De 1983 à 1989, j’étais maire-adjoint, vice-président délégué de la Mission Locale pour les jeunes.
Nous étions quotidiennement confrontés à une clientèle très hétéroclite : loubards, drogués, affabulateurs, chômeurs, ivrognes, homosexuels, analphabètes, prostitués, filles-mères, lesbiennes, cinglés... paumés de tous ordres.
Il y avait encore à cette époque quelques punks. Presque tous possédaient des rats domestiques qui ne les quittaient pas (en principe ils avaient refuge dans leur poche de poitrine).
Ces jeunes avaient souvent la mauvaise habitude de faire peur aux vieilles dames, par exemple en lâchant leur petite bête dans les magasins.
J’essayais de les aider, de les empêcher de boire, de ne pas se droguer, de leur trouver du travail...
Un jour j’en vois arriver deux dans mon bureau, qui semblent catastrophés, ce qui n’est pourtant pas leur habitude.
Ils me racontent alors ce qui vient de leur arriver.
Cet après-midi là, une personne, dans la salle des pas-perdus de la gare de Troyes, ne retrouve plus son portefeuille, alors qu’elle vient de croiser les deux jeunes gens.
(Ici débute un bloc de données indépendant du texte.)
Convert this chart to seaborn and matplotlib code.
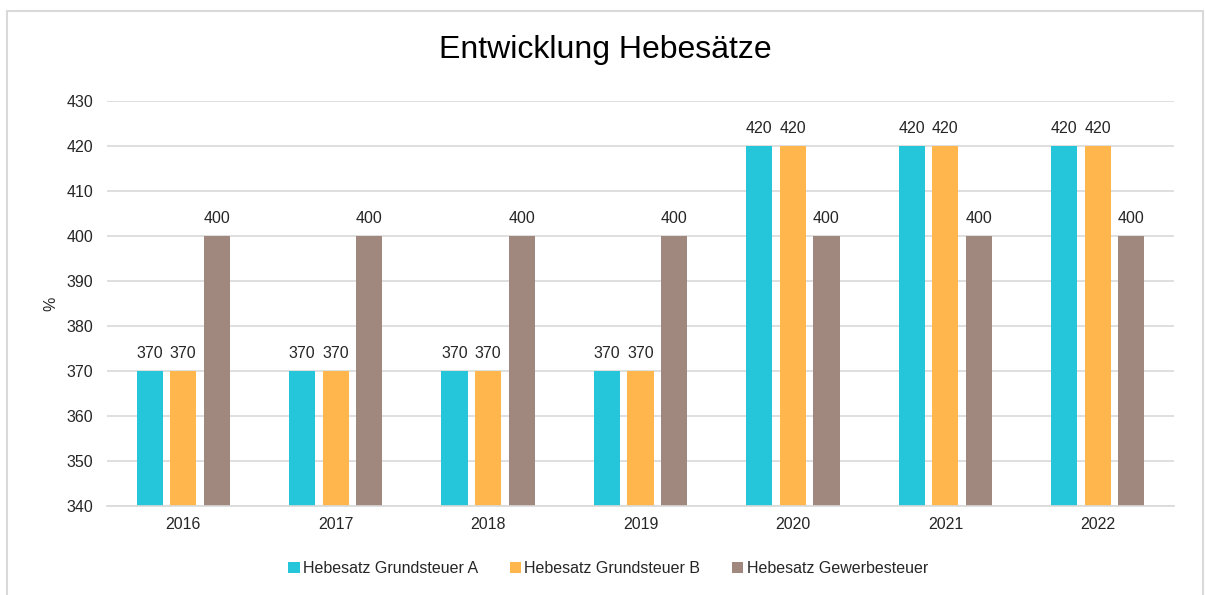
import matplotlib
matplotlib.use('Agg')
import matplotlib.pyplot as plt
from matplotlib.patches import Rectangle
import seaborn as sns
import pandas as pd

# Daten
years = ['2016', '2017', '2018', '2019', '2020', '2021', '2022']
grundsteuer_a = [370, 370, 370, 370, 420, 420, 420]
grundsteuer_b = [370, 370, 370, 370, 420, 420, 420]
gewerbesteuer = [400, 400, 400, 400, 400, 400, 400]
series_names = ['Hebesatz Grundsteuer A', 'Hebesatz Grundsteuer B', 'Hebesatz Gewerbesteuer']
colors = ['#26C6DA', '#FFB74D', '#A1887F']

df = pd.DataFrame({
    'Jahr': years * 3,
    'Wert': grundsteuer_a + grundsteuer_b + gewerbesteuer,
    'Reihe': [s for s in series_names for _ in years],
})

sns.set_style('white')
plt.rcParams['font.family'] = ['Liberation Sans', 'DejaVu Sans']
text_color = '#262626'
grid_color = '#D9D9D9'

fig = plt.figure(figsize=(12.05, 5.95), dpi=100)
ax = fig.add_axes([0.0888, 0.1496, 0.8855, 0.6807])

sns.barplot(data=df, x='Jahr', y='Wert', hue='Reihe', hue_order=series_names,
            palette=colors, width=0.66, gap=0.22, ax=ax, legend=True,
            saturation=1, errorbar=None, linewidth=0)

ax.set_ylim(340, 430)
ax.set_yticks(range(340, 431, 10))
ax.yaxis.grid(True, color=grid_color, linewidth=1.2)
ax.set_axisbelow(True)
for side in ['left', 'right', 'top']:
    ax.spines[side].set_visible(False)
ax.spines['bottom'].set_color(grid_color)
ax.spines['bottom'].set_linewidth(1.2)
ax.tick_params(axis='both', length=0, labelsize=11.5, colors=text_color)
ax.tick_params(axis='y', pad=10)
ax.tick_params(axis='x', pad=8)

ax.set_xlabel('')
ax.set_ylabel('%', fontsize=11.5, color=text_color, labelpad=6)

for cont in ax.containers:
    ax.bar_label(cont, fmt='%d', padding=7, fontsize=11.5, color=text_color)

# Titel auf die Figur zentriert, nicht auf die Achse
fig.text(605 / 1205, 1 - 50 / 595, 'Entwicklung Hebesätze', fontsize=23,
         color='black', ha='center', va='center')

handles, labels = ax.get_legend_handles_labels()
ax.legend(handles, labels, loc='center', bbox_to_anchor=(0.4696, -0.155), ncol=3,
          frameon=False, fontsize=11.5, handlelength=0.7, handleheight=0.7,
          handletextpad=0.2, columnspacing=2.0, labelcolor=text_color)

fig.patches.append(Rectangle((7 / 1205, -0.05), 1196 / 1205, 1.05 - 11 / 595,
                             transform=fig.transFigure, fill=False,
                             edgecolor=grid_color, linewidth=1.5))

fig.savefig('out.png', dpi=100)
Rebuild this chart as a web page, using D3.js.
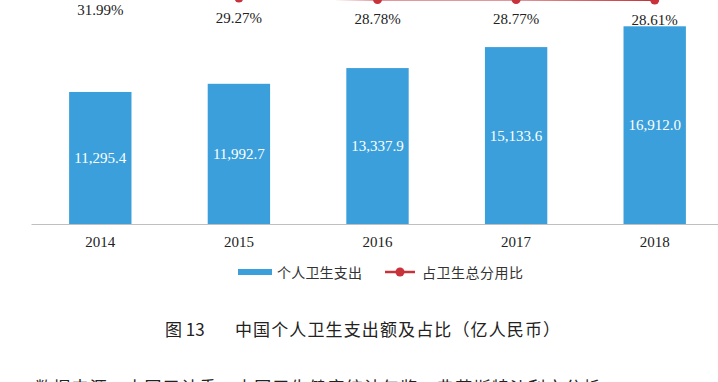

Elle appelle des agents de police qui passent, et leur indique que les jeunes viennent de le lui voler.
Il n’en faut pas plus aux représentants de l’ordre, pour les interpeller, leur mettre les menottes et joindre avec leur talkiewalkie, une voiture de patrouille qui croise dans le secteur.
Les policiers sont heureux : ils vont montrer à ces déchets
de la société ce qu’est le monde civilisé qu’ils refusent, ils vont voir que l’ordre doit régner... ils sont surtout ravis de casser du jeune !
Les punks sont amenés dare-dare au poste de police, malgré leurs dénégations.
L’interrogatoire commence aussitôt. Les jeunes demandent à avoir les mains libres, car ils veulent sortir de leur poche de chemise, leurs deux rats.
Les agents de police leur donnent une boîte en carton et leur demandent de mettre les bêtes dedans, puis la recouvrent d’un calendrier des PTT.
A cet instant, un coup de téléphone les avertit que le portefeuille n’a jamais été volé, mais oublié à la caisse du bureau de tabac-presse du hall de la gare, et que son propriétaire l’a récupéré.
Cela ne fait pas l’affaire des agents. Ils sont frustrés de la revanche qu’ils ne pourront assouvir sur les punks. Ils vont être obligés de les relâcher.
C’est alors qu’une idée diabolique leur vient à l’esprit. Pendant que les jeunes signent leur déposition, un gardien de la paix va chercher deux chiens policiers. Puis, les agents, comme s’ils faisaient un faux mouvement, font tomber la boîte par terre, et les chiens sautent aussitôt sur les rats et les tuent !
Les policiers s’excusent, se disent désolés, que c’est un manque de chance, qu’ils ont fait un faux mouvement par inadvertance.
Ils regrettent ce qui vient d’arriver, mais ce n’est pas de leur faute.
" Ne vous plaignez pas, vous êtes libres ", leur dit-on en guise de condoléances.
Devant moi, les punks, serrent les dents, sont fous de rage, et... pleurent !
Ces jeunes qui n’ont ni foi ni loi, étaient très attachés à leur
bête, qui pour eux, représentaient ce que sont pour nous un chien, un chat, ou même un être humain, à qui ils parlaient, se confiaient.
Ils mangeaient à table avec eux, à côté de leur assiette (j'en ai été le témoin, prenant un repas avec eux un jour), dormant ensemble, les gardant toute la journée sur leur corps...
Ce sadisme des policiers les révoltent.
Bien entendu, moi aussi.
C’est pourquoi j’ai provoqué dans les jours suivants, une
réunion dans la cave voûtée de Clin d’oeil, derrière la mairie, en présence du Ministre-Maire Robert Galley, des Directeurs des Polices Départementale, Urbaine et Municipale, et de quelques punks.
Cette confrontation a été bénéfique, à son issue, chacun comprenant mieux les autres. Et surtout, suite à l’incident, a été désamorcée une subversion qui pouvait dégénérer en violence.